Ford’s legendary and popular F-Series pickup line will soon have electric options, the company announced today. The move is intended to “future-proof” the enormous truck business against rising gas prices and regulations favoring electric vehicles over internal combustion.
Jim Farley, Ford’s president of global markets, announced the news at a press conference in Detroit. As reported in the Detroit Free Press, he specified that there will be both pure/battery electric and hybrid options — they aren’t dipping their toe but jumping in at the deep end.
Ford has been leaning into electric harder than ever over the last year, detailing an ambitious $11 billion plan to offer 40 electrified vehicles by 2022; some of those are entirely new cars, like the “Mustang-inspired electric crossover” coming next year, while others will be electric versions of classic lines like the F-Series.
Tesla is also planning an electric pickup, but that company’s success in the luxury sedan market is unlikely to translate directly to the much different truck market. Rivian has one entering production, but it’s hard to imagine the brand breaking out of a rather small niche with its first model.
Ford knows that trucks and utility vehicles are its stronghold: it dedicates 90 percent of its capital to that side of the business. A million F-Series trucks sold last year, and even if a tiny percentage of those were to be electric it would be a huge barrier to entry for companies with less reputation.

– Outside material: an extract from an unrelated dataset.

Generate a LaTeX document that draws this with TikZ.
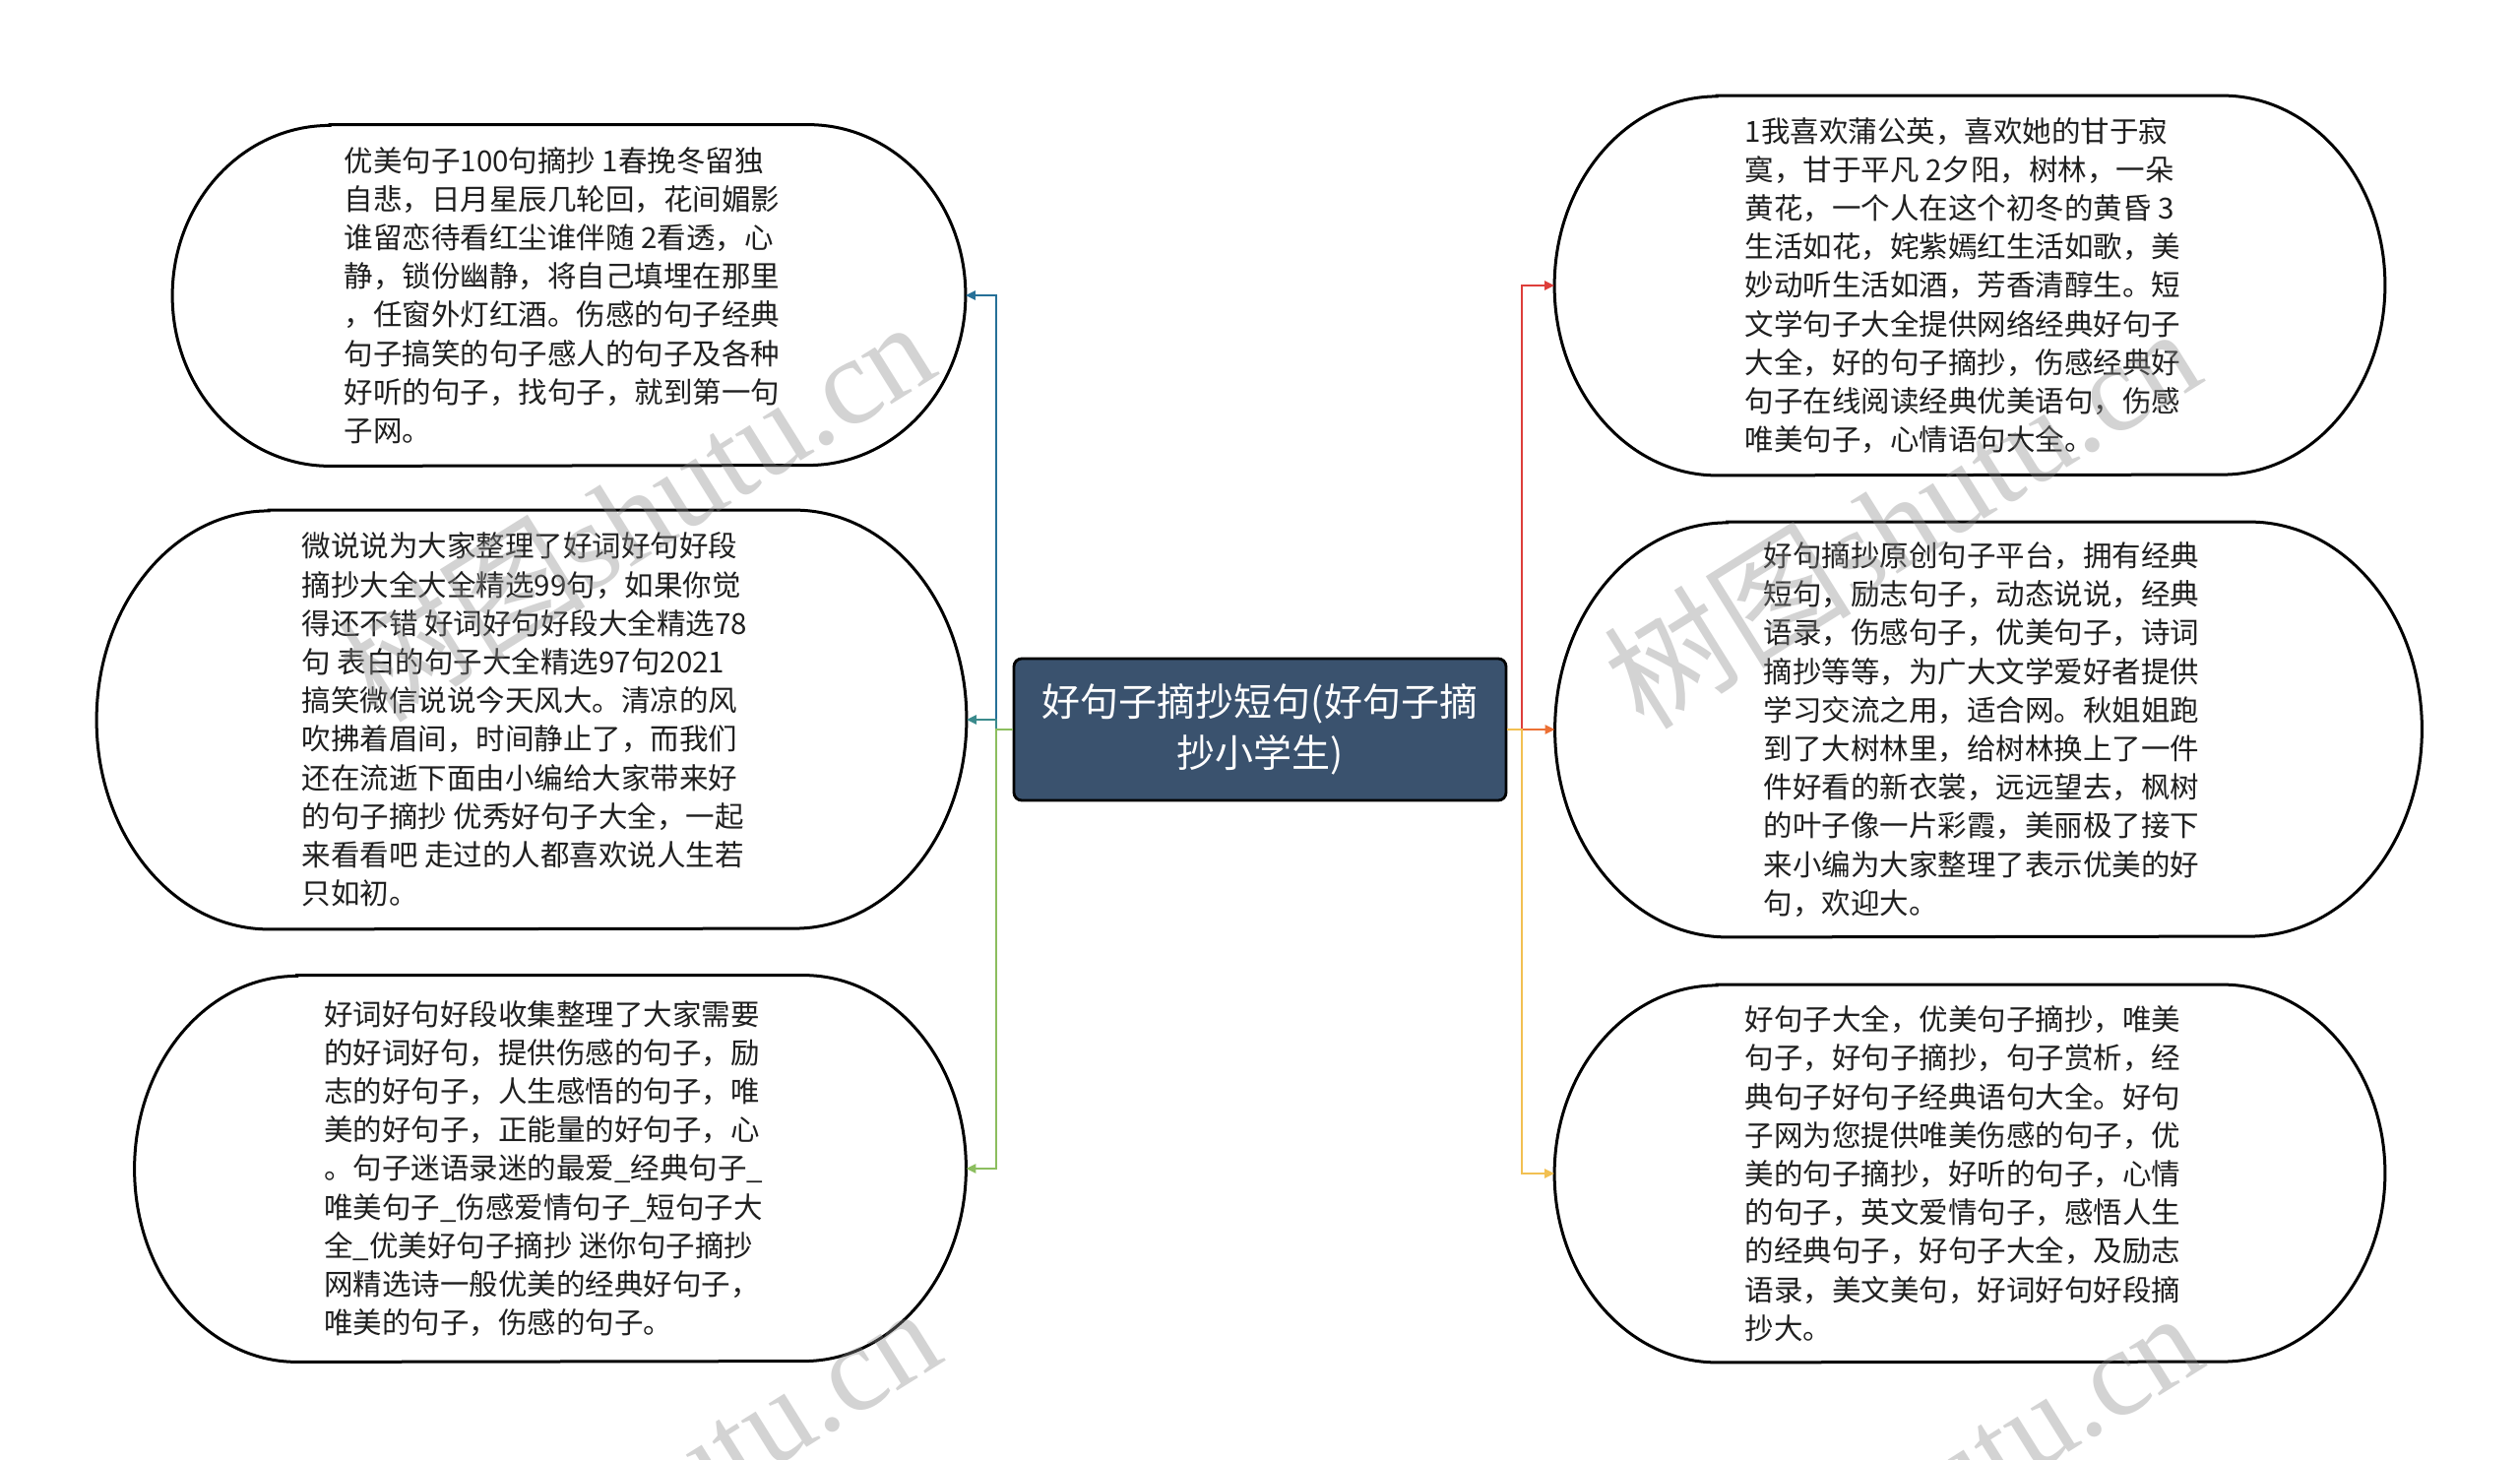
\documentclass[tikz,border=0pt]{standalone}
\usepackage{fontspec}
\setmainfont{Noto Sans CJK SC}
\newfontfamily\wmfont{Liberation Serif}
\newfontfamily\wmcjk{Noto Sans CJK SC}
\usetikzlibrary{arrows.meta}
\definecolor{cblue}{RGB}{38,112,152}
\definecolor{cteal}{RGB}{58,138,140}
\definecolor{cgreen}{RGB}{140,190,95}
\definecolor{cred}{RGB}{222,62,58}
\definecolor{corange}{RGB}{236,112,52}
\definecolor{cyellow}{RGB}{242,192,82}
\definecolor{cnavy}{RGB}{58,82,110}
\tikzset{
  pillbox/.style={draw=none, inner sep=0pt},
  pilltext/.style={draw=none, align=left, inner sep=0pt, font=\fontsize{14.75pt}{19.6pt}\selectfont, text=black!88},
  pillline/.style={draw=black, line width=1.5pt},
  centerbox/.style={draw=black, line width=1.4pt, fill=cnavy, rounded corners=4pt, text=white, align=center,
    minimum width=250pt, minimum height=72pt, inner sep=0pt, font=\fontsize{19.5pt}{26pt}\selectfont},
  conn/.style={line width=1.2pt, -{Triangle[length=5pt,width=4.5pt]}},
  wmark/.style={text=black!45, text opacity=0.38, rotate=32, anchor=east, inner sep=0pt,
    font=\fontsize{63pt}{63pt}\selectfont}
}
\newcommand\pill[7]{%
  \node[pillbox, minimum width={#4*0.5pt}, minimum height={#5*0.5pt}] (#1) at (#2,#3) {};
  \node[pilltext] (#1t) at ([xshift=-3.5pt]#1.center) {#7};
  \draw[pillline] ([xshift={#6*0.5pt}]#1.north west) -- ([xshift={-#6*0.5pt}]#1.north east)
     arc[start angle=90, end angle=-90, x radius={#6*0.5pt}, y radius={#5*0.25pt}]
     -- ([xshift={#6*0.5pt}]#1.south west)
     arc[start angle=270, end angle=90, x radius={#6*0.5pt}, y radius={#5*0.25pt}] -- cycle;
}
\newcommand\wmtext{{\wmcjk 树图}{\wmfont shutu.cn}}
\begin{document}
\begin{tikzpicture}[x=0.5pt, y=-0.5pt]
\useasboundingbox[fill=white] (0,0) rectangle (2560,1483);

\node[centerbox] (c) at (1280,741) {好句子摘抄短句(好句子摘\\抄小学生)};

\pill{l1}{578}{300}{805}{346}{160}{优美句子100句摘抄 1春挽冬留独\\自悲，日月星辰几轮回，花间媚影\\谁留恋待看红尘谁伴随 2看透，心\\静，锁份幽静，将自己填埋在那里\\，任窗外灯红酒。伤感的句子经典\\句子搞笑的句子感人的句子及各种\\好听的句子，找句子，就到第一句\\子网。}
\pill{l2}{540}{731}{883}{425}{175}{微说说为大家整理了好词好句好段\\摘抄大全大全精选99句，如果你觉\\得还不错 好词好句好段大全精选78\\句 表白的句子大全精选97句2021\\搞笑微信说说今天风大。清凉的风\\吹拂着眉间，时间静止了，而我们\\还在流逝下面由小编给大家带来好\\的句子摘抄 优秀好句子大全，一起\\来看看吧 走过的人都喜欢说人生若\\只如初。}
\pill{l3}{559}{1187}{844}{392}{165}{好词好句好段收集整理了大家需要\\的好词好句，提供伤感的句子，励\\志的好句子，人生感悟的句子，唯\\美的好句子，正能量的好句子，心\\。句子迷语录迷的最爱\_经典句子\_\\唯美句子\_伤感爱情句子\_短句子大\\全\_优美好句子摘抄 迷你句子摘抄\\网精选诗一般优美的经典好句子，\\唯美的句子，伤感的句子。}
\pill{r1}{2001}{290}{843}{385}{165}{1我喜欢蒲公英，喜欢她的甘于寂\\寞，甘于平凡 2夕阳，树林，一朵\\黄花，一个人在这个初冬的黄昏 3\\生活如花，姹紫嫣红生活如歌，美\\妙动听生活如酒，芳香清醇生。短\\文学句子大全提供网络经典好句子\\大全，好的句子摘抄，伤感经典好\\句子在线阅读经典优美语句，伤感\\唯美句子，心情语句大全。}
\pill{r2}{2020}{741}{880}{421}{175}{好句摘抄原创句子平台，拥有经典\\短句，励志句子，动态说说，经典\\语录，伤感句子，优美句子，诗词\\摘抄等等，为广大文学爱好者提供\\学习交流之用，适合网。秋姐姐跑\\到了大树林里，给树林换上了一件\\件好看的新衣裳，远远望去，枫树\\的叶子像一片彩霞，美丽极了接下\\来小编为大家整理了表示优美的好\\句，欢迎大。}
\pill{r3}{2001}{1192}{843}{383}{165}{好句子大全，优美句子摘抄，唯美\\句子，好句子摘抄，句子赏析，经\\典句子好句子经典语句大全。好句\\子网为您提供唯美伤感的句子，优\\美的句子摘抄，好听的句子，心情\\的句子，英文爱情句子，感悟人生\\的经典句子，好句子大全，及励志\\语录，美文美句，好词好句好段摘\\抄大。}

% connectors
\draw[conn, cblue] (c.west) -- (1012,741) |- (l1.east);
\draw[conn, cteal] (c.west) -- (1012,741) |- (l2.east);
\draw[conn, cgreen] (c.west) -- (1012,741) |- (l3.east);
\draw[conn, cred] (c.east) -- (1546,741) |- (r1.west);
\draw[conn, corange] (c.east) -- (1546,741) |- (r2.west);
\draw[conn, cyellow] (c.east) -- (1546,741) |- (r3.west);

% watermarks
\node[wmark] (w1) at (932,338) {\wmtext};
\node[wmark] (w2) at (2218,345) {\wmtext};
\node[wmark] (w3) at (938,1340) {\wmtext};
\node[wmark] (w4) at (2220,1345) {\wmtext};
\end{tikzpicture}
\end{document}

As more evidence of the company leaning into the renewable future, Ford announced last year that it would stop selling all but two cars in the U.S.: the Mustang and Focus Active. That doesn’t include SUVs and trucks, of course, but one senses there will be a similar shift once those product categories are ready to be similarly phased out.
Ford detailed more general plans for its various regions and businesses in a press release.
“Over the last 19 months, we have worked to reshape and transform our company – sharpening our competitiveness, taking actions to improve our profitability and returns, and investing in our future,” said president and CEO Jim Hackett in the release.